The company’s closest rival, Unacademy, is valued at $3.5 billion. Byju’s recent regulatory filing revealed that it recorded an 80 percent growth in its revenue but expenditure had also shot up by 30 times over last year.
The company is looking to file the papers for its public offering early in the second quarter of next year. Byju’s is hoping for a valuation of $40-50 billion, with the final valuation being determined closer to the filing based on latest financial and earnings reports.
The company’s public offering may be one of the largest in India after Paytm’s expected IPO in October at a valuation thought to be around $25-30 billion. At the moment, Byju’s is behind Paytm as the second most-valuable startup in India.
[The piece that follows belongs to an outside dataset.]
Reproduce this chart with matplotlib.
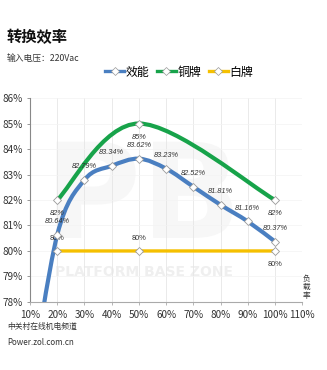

Morgan Stanley, Citigroup Inc and JPMorgan Chase & Co are expected to participate in the IPO process, and are also part of the current fundraising, said Bloomberg.
Formally known as Think & Learn, the company has roped in notable investors, including Facebook founder Mark Zuckerberg's Chan-Zuckerberg Initiative, Naspers, Tiger Global Management and Silver Lake Management, the giant private equity player.
With China’s crackdown on private edtech, investors are expected to jump ship and hedge their bets on Indian companies. India already had a record year for IPOs and venture investments as more investors want a slice of the Indian economic pie.